National Physical Therapy month blog series
Updated: 4 days ago
October is National Physical Therapy month, so I thought I’d take this opportunity to write a series of informative articles on physical therapy- what is it, how long has it been around, who can benefit from it, etc. It only makes sense, that the first in this series should go back to the beginning of physical therapy to provide a brief history of how we got to where we are today!
The basic philosophy of physical therapy can be traced back as far as Ancient Greece as early as 460 BC when Hippocrates introduced the idea of manual manipulations for pain relief. Also during this time, Hector began promoting the practice of hydrotherapy which originally used the pressure and temperature of water to decrease a patient’s symptoms.
Fast forward to the early 1800s in Sweden. A man named Per Henrik Ling noticed improvements in his symptoms of gout when he learned to fence. He believed that the exercise is what helped him recover. He went through the full curriculum of training to become a medical doctor, then in 1813 he founded the Royal Central Institute of Gymnastics for massage, manipulation, and exercise. Many years later, in 1887, Sweden’s National Board of Health and Welfare gave physical therapists in Sweden official registration.
The first official programs to train physical therapists at the collegiate level came about in the early 1900’s. The School of Physiotherapy at the University of Otago in New Zealand was the first, starting its program in 1913. It still offers a physical therapy program to this day! They were soon followed by Reed College in Portland Oregon in 1914.
Polio outbreak advances the field
From 1916 to 1955, an average of 38,000 people per year in the United States were infected with polio- a contagious illness which caused varying degrees of paralysis in those infected. The high numbers of people requiring care and rehabilitation from polio during this time prompted the National Foundation for Infantile Paralysis to provide funding in various ways to help reduce the severe shortage of “qualified and university educated” physical therapists. This funding led to an increase both in the number of trained physical therapists as well as an increase in the research and published literature specific to the field of physical therapy.

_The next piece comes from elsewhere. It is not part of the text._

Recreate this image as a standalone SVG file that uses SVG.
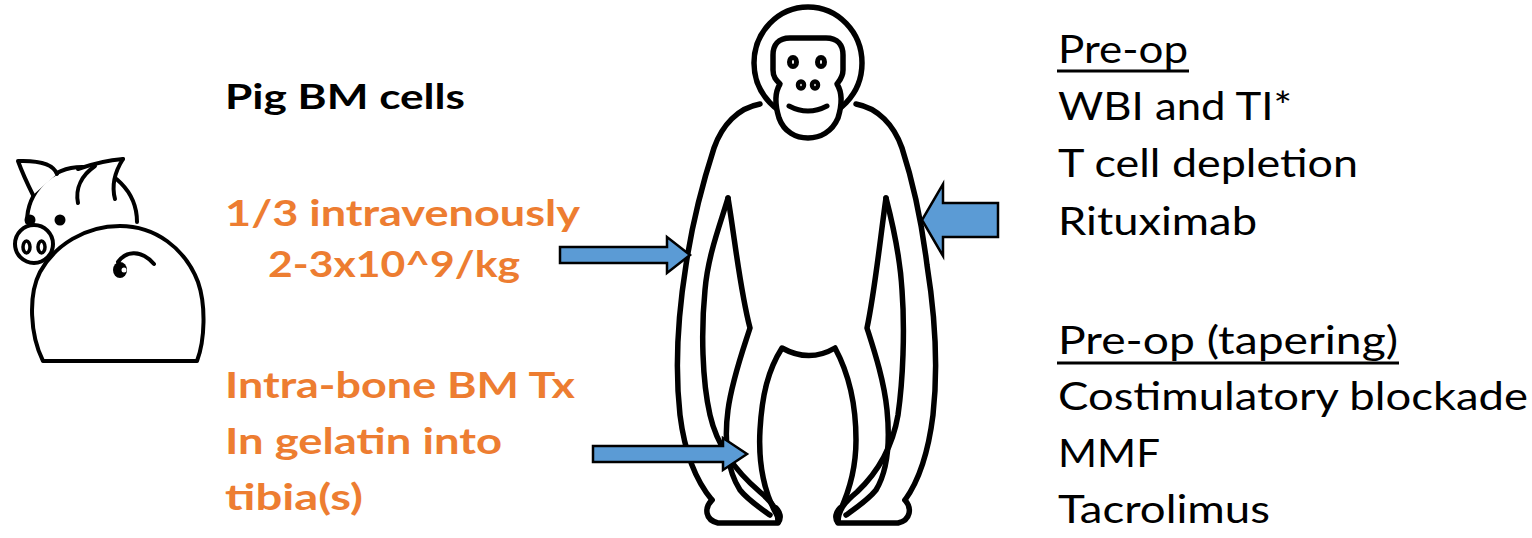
<svg xmlns="http://www.w3.org/2000/svg" width="1532" height="538" viewBox="0 0 1532 538">
  <style>
    .ink { fill: none; stroke: #000; stroke-linecap: round; stroke-linejoin: round; }
    .pig { stroke-width: 4; }
    .ape { stroke-width: 5.5; }
    .wf { fill: #fff; }
    .lbl { font-family: "Lato", "Liberation Sans", sans-serif; }
    .hd { font-size: 35px; font-weight: 700; fill: #000; }
    .or { font-size: 37px; font-weight: 700; fill: #ED7D31; }
    .rx { font-size: 39px; font-weight: 400; fill: #000; }
    .arrow { fill: #5B9BD5; stroke: #000; stroke-width: 2.5; stroke-linejoin: miter; }
  </style>

  <!-- donor pig, seen from behind -->
  <g id="pig">
    <path class="ink pig" d="M27,222 A55,55 0 0 1 137,222"/>
    <!-- left ear -->
    <path class="ink pig wf" d="M57,174 C54,166 45,160 18,161 C22,172 28,185 33,195"/>
    <!-- right ear -->
    <path fill="#fff" d="M80,170 C95,163 110,160 123,159 C117,170 111,185 115,199 L78,203 C75,190 76,180 80,170 Z"/>
    <path class="ink pig" d="M78,169 C95,163 110,160 123,159"/>
    <path class="ink pig" d="M95,166 C82,175 75,188 78,203"/>
    <path class="ink pig" d="M123,159 C116,170 111,184 115,199"/>
    <!-- eyes -->
    <circle cx="30" cy="220" r="5.5" fill="#000"/>
    <circle cx="60" cy="220" r="5.5" fill="#000"/>
    <!-- body -->
    <path class="ink pig wf" d="M43,361 L197,361 C205,340 206,305 198,282 C185,248 155,226 120,226 C85,226 55,245 40,272 C28,295 30,335 43,361 Z"/>
    <!-- tail -->
    <ellipse cx="120" cy="270" rx="7" ry="8" fill="#000"/>
    <circle cx="124" cy="270" r="2.5" fill="#fff"/>
    <path class="ink pig" d="M118,262 C125,252 140,248 154,264"/>
    <!-- snout -->
    <circle class="ink pig wf" cx="34" cy="244" r="19"/>
    <ellipse class="ink wf" stroke-width="3.5" cx="26.5" cy="247" rx="3.5" ry="6"/>
    <ellipse class="ink wf" stroke-width="3.5" cx="41.5" cy="247" rx="3.5" ry="6"/>
  </g>

  <!-- recipient primate -->
  <g id="primate">
    <ellipse class="ink ape wf" cx="808" cy="63" rx="54" ry="56"/>
    <!-- face -->
    <path class="ink ape wf" d="M790,38 L826,38 C838,38 843,45 843,55 L843,70 C843,77 840,80 837,84 C842,92 842,105 838,118 C832,132 820,138 808,138 C796,138 784,132 779,118 C775,105 775,92 780,84 C776,80 773,77 773,70 L773,55 C773,45 778,38 790,38 Z"/>
    <ellipse class="ink" stroke-width="5" cx="793" cy="62" rx="3.5" ry="4.5"/>
    <ellipse class="ink" stroke-width="5" cx="821" cy="62" rx="3.5" ry="4.5"/>
    <ellipse class="ink" stroke-width="4.5" cx="801" cy="85" rx="3" ry="3.5"/>
    <ellipse class="ink" stroke-width="4.5" cx="815" cy="85" rx="3" ry="3.5"/>
    <path class="ink" stroke-width="5" d="M789,106 Q808,116 827,106"/>

    <!-- left side -->
    <path class="ink ape" d="M760,104 C738,108 722,125 714,148 C702,185 692,225 686,265 C678,315 675,370 680,415 C685,455 697,482 712,500"/>
    <path class="ink ape" d="M712,500 C704,508 705,520 718,523 L778,523 C782,518 780,512 776,508"/>
    <path class="ink ape" d="M728,198 C720,225 708,255 705,290 C701,330 702,380 710,415 C718,450 740,475 760,492 C772,502 778,510 778,522"/>
    <path class="ink ape" d="M728,198 C735,240 740,290 750,328 C743,350 732,380 728,410 C724,440 727,470 740,490 C748,500 760,508 770,515"/>

    <!-- legs and crotch -->
    <path class="ink ape" d="M777,515 C765,495 758,465 760,430 C762,395 768,370 782,348 C800,358 818,358 835,348 C848,372 856,400 856,440 C856,470 848,495 838,515"/>

    <!-- right side -->
    <path class="ink ape" d="M856,104 C878,108 894,125 902,148 C914,185 922,225 927,265 C935,315 938,370 933,415 C928,455 918,482 905,500"/>
    <path class="ink ape" d="M905,500 C912,508 911,520 898,523 L838,523 C834,518 836,512 840,508"/>
    <path class="ink ape" d="M886,198 C893,225 900,255 902,290 C905,330 903,380 898,415 C892,450 875,475 857,492 C845,502 838,510 838,522"/>
    <path class="ink ape" d="M886,198 C880,240 875,290 867,328 C874,350 884,380 887,410 C890,440 888,470 876,490 C868,500 856,508 846,515"/>
  </g>

  <!-- block arrows -->
  <g id="connectors">
    <path class="arrow" d="M560,247 L667,247 L667,237 L690,255 L667,273 L667,263 L560,263 Z"/>
    <path class="arrow" d="M593,446 L723,446 L723,438 L747,454 L723,470 L723,462 L593,462 Z"/>
    <path class="arrow" d="M998,203 L943,203 L943,184 L922,220 L943,256 L943,237 L998,237 Z"/>
  </g>

  <!-- donor cell labels -->
  <g id="donor-labels" class="lbl">
    <text class="hd" x="225" y="109" textLength="240" lengthAdjust="spacingAndGlyphs">Pig BM cells</text>
    <text class="or" x="225" y="226" textLength="355" lengthAdjust="spacingAndGlyphs">1/3 intravenously</text>
    <text class="or" x="268" y="277" textLength="252" lengthAdjust="spacingAndGlyphs">2-3x10^9/kg</text>
    <text class="or" x="225" y="398" textLength="350" lengthAdjust="spacingAndGlyphs">Intra-bone BM Tx</text>
    <text class="or" x="225" y="454" textLength="277" lengthAdjust="spacingAndGlyphs">In gelatin into</text>
    <text class="or" x="225" y="510" textLength="138" lengthAdjust="spacingAndGlyphs">tibia(s)</text>
  </g>

  <!-- conditioning regimen -->
  <g id="regimen" class="lbl">
    <text class="rx" x="1058" y="63" textLength="130" lengthAdjust="spacingAndGlyphs">Pre-op</text>
    <line x1="1057" y1="71" x2="1189" y2="71" stroke="#000" stroke-width="3"/>
    <text class="rx" x="1058" y="120" textLength="234" lengthAdjust="spacingAndGlyphs">WBI and TI*</text>
    <text class="rx" x="1058" y="177" textLength="300" lengthAdjust="spacingAndGlyphs">T cell depletion</text>
    <text class="rx" x="1058" y="235" textLength="199" lengthAdjust="spacingAndGlyphs">Rituximab</text>
    <text class="rx" x="1058" y="354" textLength="340" lengthAdjust="spacingAndGlyphs">Pre-op (tapering)</text>
    <line x1="1057" y1="363" x2="1399" y2="363" stroke="#000" stroke-width="3"/>
    <text class="rx" x="1058" y="410" textLength="470" lengthAdjust="spacingAndGlyphs">Costimulatory blockade</text>
    <text class="rx" x="1058" y="467" textLength="102" lengthAdjust="spacingAndGlyphs">MMF</text>
    <text class="rx" x="1058" y="523" textLength="212" lengthAdjust="spacingAndGlyphs">Tacrolimus</text>
  </g>
</svg>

In 1921, the journal Physical Therapy Review published its inaugural issue to serve as an educational medium for those in the field. This is also the year in which Mary McMillan established the American Women’s Physical Therapeutic Association, which would later (in 1946) be renamed the American Physical Therapy Association. This association still stands today as the most well known and influential professional membership organization for physical therapists in the United States today.
During the polio outbreak of the mid 1900s, the field of physical therapy changed and advanced rapidly. Originally, physical therapy was mostly provided in the hospital setting after surgeries or injuries. Physical therapists during this time even often helped in the ICU with many basic nursing and self care needs, including respiratory therapies and helping to wean patients off artificial ventilation. In treating patients of the polio epidemic some of the techniques that therapists still use today were developed including progressive resistance exercises as well as manual muscle testing.
Transitioning out of hospitals and into the future
World War II brought on more changes to the world of physical therapy. The numbers of soldiers returning home in need of therapy brought on the transition of physical therapy to settings outside of the hospital. It was during this time that outpatient clinics began opening to serve this population. The field of physical therapy began to look more like what we see today. In a 1954 edition of Physical Therapy Review it was stated that there were six major conditions on which physical therapy focused. These were the loss of flexibility, loss of muscle power, decrease in vital capacity, the potential for deformity, loss of skill, and loss of functional stamina. In essence, these are all still conditions which physical therapists help treat today.
In 1974, the orthopedic section of the American Physical Therapy Association was created. From the 80’s up until current day, the field has continued to progress in research, knowledge, and numbers. Today, most therapists who are in practice have at least a master’s degree, and many have a doctorate in physical therapy. All physical therapy programs offered at schools across the US now have transitioned to a doctorate level of education. This is to ensure that therapists are achieving high levels of education to provide the highest levels of care to our patients.
Spirit of helping people
As our field continues to move forward, I have no doubt that it will continue to shift and change. It will be interesting to see where it goes from here. It is inspiring to look back at where we have come from and see that the spirit of physical therapy, the spirit of wanting to help patients resume their normal, pain free lives, remains much the same today as it did back in its early days. I’m sure this spirit will continue into our profession’s future.